Clear Channel was the San Antonio-based company that patronized icons of an aggressive, crude Republicanism, some of whose stations contributed to post-9/11 hysteria by censoring the playing of John Lennon’s Imagine (among a blacklist of 150 songs circulated among Clear Channel stations), and urged executives to contribute to the Republican Party. For context, however, Clear Channel also was unfairly singled out for its blacklisting of Dixie Chicks songs after Natalie Maines expressed her distaste for Bush Junior (other networks reacted even more aggressively). And it also supported Liberal Talk Radio and Air America.
At its height, Clear Channel owned 1,233 U.S. radio stations (far more than nearest rival Cumulus Media, which owned 200). While it owned only 9% of all U.S. radio stations, these accounted for 82% of U.S. popular-music airplay. It was a key player in billboard advertising and controlled 85% of U.S. concert promotions through Clear Channel Entertainment (later spun off as Live Nation, whose board members overlapped with Clear Channel). It was involved in television, music promotion, broadcast transmission towers, and programming syndication; and it held substantial interests overseas.
In this morass of potentially conflicting interests lay the seeds of hostility from other industry players and sectors of the public, peaking after a series of critical articles in the 2000s by Eric Boehlert in Salon.com, to which Foege makes generous reference. Even in 2010 it remained formidable, with 900 stations, mainly in strong markets—although it might have sold off some of these had there been a sufficient pool of willing, wealthy buyers.
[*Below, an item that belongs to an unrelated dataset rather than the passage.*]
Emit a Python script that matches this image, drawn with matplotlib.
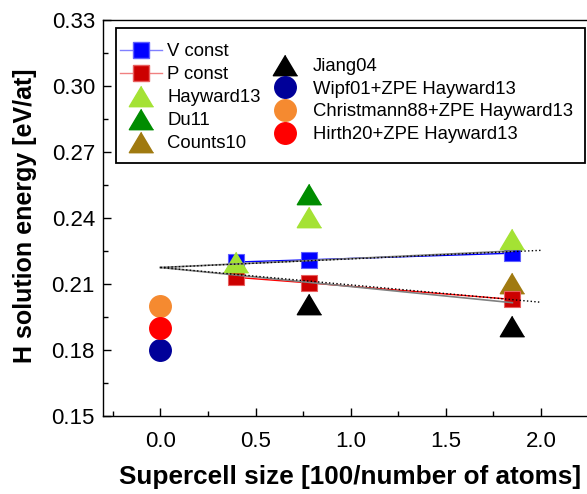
import numpy as np
import matplotlib
matplotlib.use("Agg")
import matplotlib.pyplot as plt
from matplotlib.lines import Line2D
from matplotlib.patches import Rectangle
from matplotlib.ticker import MultipleLocator

plt.rcParams['font.family'] = ['Liberation Sans', 'DejaVu Sans']

# supercell sizes [100/number of atoms]
cell_x = [0.4, 0.78, 1.85]
v_const = [0.220, 0.221, 0.224]
p_const = [0.213, 0.2105, 0.203]

# fitted lines (extrapolated to infinite cell)
fit_x = [0.0, 2.0]
fit_v = [0.2175, 0.2253]
fit_p = [0.2175, 0.2017]
fit2_x = [0.0, 1.85]
fit2_v = [0.2175, 0.2250]
fit2_p = [0.2175, 0.2015]

# literature values
hayward_x = [0.4, 0.78, 1.85]
hayward_y = [0.220, 0.2405, 0.2305]
du_x = [0.78]
du_y = [0.251]
counts_x = [1.85]
counts_y = [0.2105]
jiang_x = [0.78, 1.85]
jiang_y = [0.201, 0.191]
wipf_x = [0.0]
wipf_y = [0.180]
christ_x = [0.0]
christ_y = [0.200]
hirth_x = [0.0]
hirth_y = [0.190]

W, H = 587, 494
fig = plt.figure(figsize=(W / 100, H / 100), dpi=100)
ax = fig.add_axes([103.3 / W, 78 / H, (598 - 103.3) / W, 396 / H])

# wide triangle like the original
TRI = [(0, 0.84), (-1, -0.84), (1, -0.84)]
sq = 12
tri = 17.5
circ = 15.5

ax.plot(cell_x, v_const, '-', color='blue', lw=1, zorder=3)
ax.plot(cell_x, p_const, '-', color='red', lw=1, zorder=3)
ax.plot(cell_x, v_const, 's', color='blue', mec='#5f5fff', mew=0.8, ms=sq, zorder=4)
ax.plot(cell_x, p_const, 's', color='#cc0000', mec='#e86060', mew=0.8, ms=sq, zorder=4)

ax.plot(hayward_x, hayward_y, ls='', marker=TRI, color='#a4e234', ms=tri, zorder=5)
ax.plot(du_x, du_y, ls='', marker=TRI, color='#008c00', ms=tri, zorder=5)
ax.plot(counts_x, counts_y, ls='', marker=TRI, color='#a07a10', ms=tri, zorder=3.5)
ax.plot(jiang_x, jiang_y, ls='', marker=TRI, color='black', ms=tri, zorder=5)
ax.plot(wipf_x, wipf_y, 'o', color='#000099', ms=circ, zorder=5)
ax.plot(christ_x, christ_y, 'o', color='#f58a30', ms=circ, zorder=5)
ax.plot(hirth_x, hirth_y, 'o', color='#ff0000', ms=circ, zorder=5)

ax.plot(fit2_x, fit2_v, '-', color='#808080', lw=1.2, zorder=6)
ax.plot(fit2_x, fit2_p, '-', color='#808080', lw=1.2, zorder=6)
ax.plot(fit_x, fit_v, ':', color='black', lw=1, zorder=6)
ax.plot(fit_x, fit_p, ':', color='black', lw=1, zorder=6)

ax.set_xlim(-0.3, 2.3)
ax.set_ylim(0.15, 0.33)
ax.xaxis.set_major_locator(MultipleLocator(0.5))
ax.xaxis.set_minor_locator(MultipleLocator(0.25))
ax.yaxis.set_minor_locator(MultipleLocator(0.015))
ax.set_yticks([0.15, 0.18, 0.21, 0.24, 0.27, 0.30, 0.33])
ax.set_yticklabels(['0.15', '0.18', '0.21', '0.24', '0.27', '0.30', '0.33'])
ax.tick_params(which='major', direction='in', length=6, width=1, labelsize=16, pad=6)
ax.tick_params(axis='x', which='major', pad=11)
ax.tick_params(which='minor', direction='in', length=3.5, width=1)
for s in ax.spines.values():
    s.set_linewidth(1)

ax.set_xlabel('Supercell size [100/number of atoms]', fontsize=18.8, fontweight='bold')
ax.set_ylabel('H solution energy [eV/at]', fontsize=18, fontweight='bold')


def px(x, y):
    # pixel position (from top-left) -> axes fraction
    return tuple(ax.transAxes.inverted().transform((x, H - y)))


ax.xaxis.set_label_coords(*px(350, 477))
ax.xaxis.label.set_va('center')
ax.yaxis.set_label_coords(*px(25, 216))
ax.yaxis.label.set_va('center')

# legend: two frameless columns inside one box
h1 = [
    Line2D([], [], color='#8080ff', lw=1, marker='s', mfc='blue', mec='#5f5fff', ms=sq),
    Line2D([], [], color='#f08080', lw=1, marker='s', mfc='#cc0000', mec='#e86060', ms=sq),
    Line2D([], [], ls='', marker=TRI, color='#a4e234', ms=tri),
    Line2D([], [], ls='', marker=TRI, color='#008c00', ms=tri),
    Line2D([], [], ls='', marker=TRI, color='#a07a10', ms=tri),
]
l1 = ['V const', 'P const', 'Hayward13', 'Du11', 'Counts10']
h2 = [
    Line2D([], [], ls='', marker=TRI, color='black', ms=tri),
    Line2D([], [], ls='', marker='o', color='#000099', ms=circ),
    Line2D([], [], ls='', marker='o', color='#f58a30', ms=circ),
    Line2D([], [], ls='', marker='o', color='#ff0000', ms=circ),
]
l2 = ['Jiang04', 'Wipf01+ZPE Hayward13', 'Christmann88+ZPE Hayward13', 'Hirth20+ZPE Hayward13']

fs = 13.3
leg1 = ax.legend(h1, l1, loc='upper left', bbox_to_anchor=px(120, 43), frameon=False,
                 fontsize=fs, handlelength=2.3, handletextpad=0.27, labelspacing=0.33,
                 borderaxespad=0, borderpad=0)
ax.add_artist(leg1)
ax.legend(h2, l2, loc='upper left', bbox_to_anchor=px(272, 58), frameon=False,
          fontsize=fs, handlelength=1.4, handletextpad=0.8, labelspacing=0.31,
          borderaxespad=0, borderpad=0)

x0, y0 = px(116, 163)
x1, y1 = px(585, 28)
ax.add_patch(Rectangle((x0, y0), x1 - x0, y1 - y0, transform=ax.transAxes,
                       fill=False, ec='black', lw=1.3, zorder=7, clip_on=False))

fig.savefig('out.png', dpi=100)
Criticisms of Clear Channel included the charge that artists were bullied into playing Clear Channel-controlled venues to avoid being banned from the company’s radio stations; use of “voice tracking” technology by which DJs dialed in their “local” broadcasts from centralized locations, and using crude customizations to hide this from their audiences while eliminating local on-air talent—a strategy that backfired with disastrous consequences when stations failed to provide the most basic of alerts in situations of local emergency. Further, Clear Channel stations circumvented FCC ownership restrictions through local management arrangements (LMAs), by which it contracted to supply programming, sell advertising and manage other stations without actually acquiring licenses. The company also developed automated, modal formats of similar music, relying less on DJs and appealing more to advertisers; it controlled music venues and tours in markets where it also owned radio stations and billboards, greatly expanding its power to market to national advertisers and to undermine competitors, charging excessive prices for concert tickets, parking, and concessions.
Foege also documents attempts to reduce the proportion of concert profit that went to artists; transferring higher proportions of Clear Channel Entertainment advertising budgets to Clear Channel radio stations; discriminatory employment practices; and arrangements with Tri State Promotions and Marketing by which Tri State demanded steep fees from record labels if they wanted their artists played on Clear Channel stations.
Less well appreciated is the company’s record of innovation in business and automated programming, and its penetration of African American markets through urban, urban AC and rhythmic formats.
Foege’s work is a rich mine of information for anyone interested in the political economy of popular radio.